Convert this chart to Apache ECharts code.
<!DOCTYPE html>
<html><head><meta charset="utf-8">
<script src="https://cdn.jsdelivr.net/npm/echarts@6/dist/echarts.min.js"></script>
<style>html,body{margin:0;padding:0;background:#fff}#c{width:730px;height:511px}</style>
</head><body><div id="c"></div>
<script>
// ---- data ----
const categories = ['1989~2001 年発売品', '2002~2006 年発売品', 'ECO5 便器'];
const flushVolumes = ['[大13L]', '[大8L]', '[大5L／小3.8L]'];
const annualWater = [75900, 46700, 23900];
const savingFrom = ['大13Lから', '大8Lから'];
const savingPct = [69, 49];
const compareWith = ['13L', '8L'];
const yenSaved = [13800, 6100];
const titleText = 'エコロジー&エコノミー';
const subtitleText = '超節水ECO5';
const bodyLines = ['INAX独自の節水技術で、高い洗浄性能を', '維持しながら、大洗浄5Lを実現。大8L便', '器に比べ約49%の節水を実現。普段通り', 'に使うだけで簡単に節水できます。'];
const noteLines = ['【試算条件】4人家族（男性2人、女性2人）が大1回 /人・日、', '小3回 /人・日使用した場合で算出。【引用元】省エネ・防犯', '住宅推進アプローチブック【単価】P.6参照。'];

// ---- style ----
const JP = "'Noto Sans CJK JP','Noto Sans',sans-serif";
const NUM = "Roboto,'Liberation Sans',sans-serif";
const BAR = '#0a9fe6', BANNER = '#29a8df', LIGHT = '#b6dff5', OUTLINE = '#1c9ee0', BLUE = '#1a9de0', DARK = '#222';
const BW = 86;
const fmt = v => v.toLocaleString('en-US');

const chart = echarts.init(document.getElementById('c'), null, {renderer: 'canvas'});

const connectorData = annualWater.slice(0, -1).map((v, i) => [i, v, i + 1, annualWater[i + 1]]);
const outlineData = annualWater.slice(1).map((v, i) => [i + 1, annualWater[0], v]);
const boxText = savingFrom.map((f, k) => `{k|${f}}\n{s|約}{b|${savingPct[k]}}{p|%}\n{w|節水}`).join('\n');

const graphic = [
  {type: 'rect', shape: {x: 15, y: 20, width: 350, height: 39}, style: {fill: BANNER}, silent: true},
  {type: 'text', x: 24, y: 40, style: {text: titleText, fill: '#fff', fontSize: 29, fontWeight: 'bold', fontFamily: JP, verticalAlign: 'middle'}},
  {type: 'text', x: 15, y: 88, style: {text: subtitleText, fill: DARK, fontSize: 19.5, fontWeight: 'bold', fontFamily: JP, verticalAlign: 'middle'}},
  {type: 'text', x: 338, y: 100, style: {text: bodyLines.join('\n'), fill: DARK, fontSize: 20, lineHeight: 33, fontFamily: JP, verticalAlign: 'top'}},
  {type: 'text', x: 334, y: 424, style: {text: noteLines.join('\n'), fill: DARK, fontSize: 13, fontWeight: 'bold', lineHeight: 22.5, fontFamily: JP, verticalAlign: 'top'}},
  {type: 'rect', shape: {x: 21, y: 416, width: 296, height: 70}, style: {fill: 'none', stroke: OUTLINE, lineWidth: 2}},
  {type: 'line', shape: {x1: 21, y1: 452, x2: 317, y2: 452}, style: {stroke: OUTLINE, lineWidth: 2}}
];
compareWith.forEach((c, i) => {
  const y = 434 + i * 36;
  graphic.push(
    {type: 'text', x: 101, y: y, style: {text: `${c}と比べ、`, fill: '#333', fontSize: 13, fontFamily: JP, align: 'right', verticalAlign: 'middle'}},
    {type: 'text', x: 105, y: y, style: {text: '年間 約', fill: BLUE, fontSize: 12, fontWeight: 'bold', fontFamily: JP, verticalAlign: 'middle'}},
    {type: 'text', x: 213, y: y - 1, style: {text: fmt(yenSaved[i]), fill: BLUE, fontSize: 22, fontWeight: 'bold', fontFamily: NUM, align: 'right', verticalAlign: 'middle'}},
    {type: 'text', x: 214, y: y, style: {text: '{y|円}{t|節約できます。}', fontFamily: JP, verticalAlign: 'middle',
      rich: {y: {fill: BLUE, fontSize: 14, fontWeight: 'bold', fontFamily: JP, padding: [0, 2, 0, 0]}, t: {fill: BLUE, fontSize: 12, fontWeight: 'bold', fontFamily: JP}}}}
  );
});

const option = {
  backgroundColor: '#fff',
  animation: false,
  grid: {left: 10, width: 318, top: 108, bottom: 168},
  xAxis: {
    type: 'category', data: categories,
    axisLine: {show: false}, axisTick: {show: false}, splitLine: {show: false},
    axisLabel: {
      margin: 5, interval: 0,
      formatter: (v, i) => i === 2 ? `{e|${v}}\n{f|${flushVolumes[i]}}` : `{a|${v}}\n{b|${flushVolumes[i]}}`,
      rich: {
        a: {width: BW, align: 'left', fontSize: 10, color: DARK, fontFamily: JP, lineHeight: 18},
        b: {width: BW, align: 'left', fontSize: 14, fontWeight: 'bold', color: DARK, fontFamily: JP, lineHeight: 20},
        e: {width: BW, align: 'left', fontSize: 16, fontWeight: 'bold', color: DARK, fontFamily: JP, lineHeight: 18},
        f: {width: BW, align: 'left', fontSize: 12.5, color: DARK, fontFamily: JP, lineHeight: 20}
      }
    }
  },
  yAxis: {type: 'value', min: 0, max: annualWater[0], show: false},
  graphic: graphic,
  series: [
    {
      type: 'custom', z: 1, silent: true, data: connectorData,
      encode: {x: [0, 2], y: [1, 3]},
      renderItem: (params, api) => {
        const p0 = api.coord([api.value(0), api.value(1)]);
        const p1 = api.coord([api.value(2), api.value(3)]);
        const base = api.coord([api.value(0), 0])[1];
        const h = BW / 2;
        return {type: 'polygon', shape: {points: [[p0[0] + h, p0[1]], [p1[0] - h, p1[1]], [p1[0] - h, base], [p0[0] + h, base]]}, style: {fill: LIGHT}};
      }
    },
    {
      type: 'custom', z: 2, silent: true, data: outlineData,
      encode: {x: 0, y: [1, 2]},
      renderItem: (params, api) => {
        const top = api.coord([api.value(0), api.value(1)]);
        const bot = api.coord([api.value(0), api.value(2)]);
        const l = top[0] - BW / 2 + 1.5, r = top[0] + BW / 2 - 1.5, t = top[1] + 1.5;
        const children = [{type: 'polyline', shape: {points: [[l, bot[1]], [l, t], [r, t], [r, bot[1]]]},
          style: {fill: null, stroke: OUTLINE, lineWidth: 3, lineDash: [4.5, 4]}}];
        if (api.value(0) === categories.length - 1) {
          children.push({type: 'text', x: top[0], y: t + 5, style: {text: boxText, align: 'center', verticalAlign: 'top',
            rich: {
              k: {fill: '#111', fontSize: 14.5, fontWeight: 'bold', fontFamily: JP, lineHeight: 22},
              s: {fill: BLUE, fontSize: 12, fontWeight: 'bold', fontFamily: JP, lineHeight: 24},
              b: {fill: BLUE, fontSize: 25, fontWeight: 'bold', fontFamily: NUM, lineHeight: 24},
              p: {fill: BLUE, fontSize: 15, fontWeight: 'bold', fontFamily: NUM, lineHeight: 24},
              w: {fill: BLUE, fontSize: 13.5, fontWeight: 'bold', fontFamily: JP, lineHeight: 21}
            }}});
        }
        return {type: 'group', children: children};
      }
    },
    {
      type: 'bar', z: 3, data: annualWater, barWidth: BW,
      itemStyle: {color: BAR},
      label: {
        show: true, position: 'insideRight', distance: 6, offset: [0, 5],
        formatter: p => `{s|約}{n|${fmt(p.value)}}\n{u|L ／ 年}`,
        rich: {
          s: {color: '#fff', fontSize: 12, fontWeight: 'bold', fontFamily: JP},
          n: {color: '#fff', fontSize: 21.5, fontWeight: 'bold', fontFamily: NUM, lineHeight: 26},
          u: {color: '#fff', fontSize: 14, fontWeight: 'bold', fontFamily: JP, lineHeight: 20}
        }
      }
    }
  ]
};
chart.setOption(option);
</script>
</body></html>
----
The problem –
Only the lines from the beginning of the material to the line containing "const noteLines = ['【試算条件】4人家族（男性2人、女性2人）が大1回" should be echoed, verbatim and in full.

Worked answer –
Convert this chart to Apache ECharts code.
<!DOCTYPE html>
<html><head><meta charset="utf-8">
<script src="https://cdn.jsdelivr.net/npm/echarts@6/dist/echarts.min.js"></script>
<style>html,body{margin:0;padding:0;background:#fff}#c{width:730px;height:511px}</style>
</head><body><div id="c"></div>
<script>
// ---- data ----
const categories = ['1989~2001 年発売品', '2002~2006 年発売品', 'ECO5 便器'];
const flushVolumes = ['[大13L]', '[大8L]', '[大5L／小3.8L]'];
const annualWater = [75900, 46700, 23900];
const savingFrom = ['大13Lから', '大8Lから'];
const savingPct = [69, 49];
const compareWith = ['13L', '8L'];
const yenSaved = [13800, 6100];
const titleText = 'エコロジー&エコノミー';
const subtitleText = '超節水ECO5';
const bodyLines = ['INAX独自の節水技術で、高い洗浄性能を', '維持しながら、大洗浄5Lを実現。大8L便', '器に比べ約49%の節水を実現。普段通り', 'に使うだけで簡単に節水できます。'];
const noteLines = ['【試算条件】4人家族（男性2人、女性2人）が大1回 /人・日、', '小3回 /人・日使用した場合で算出。【引用元】省エネ・防犯', '住宅推進アプローチブック【単価】P.6参照。'];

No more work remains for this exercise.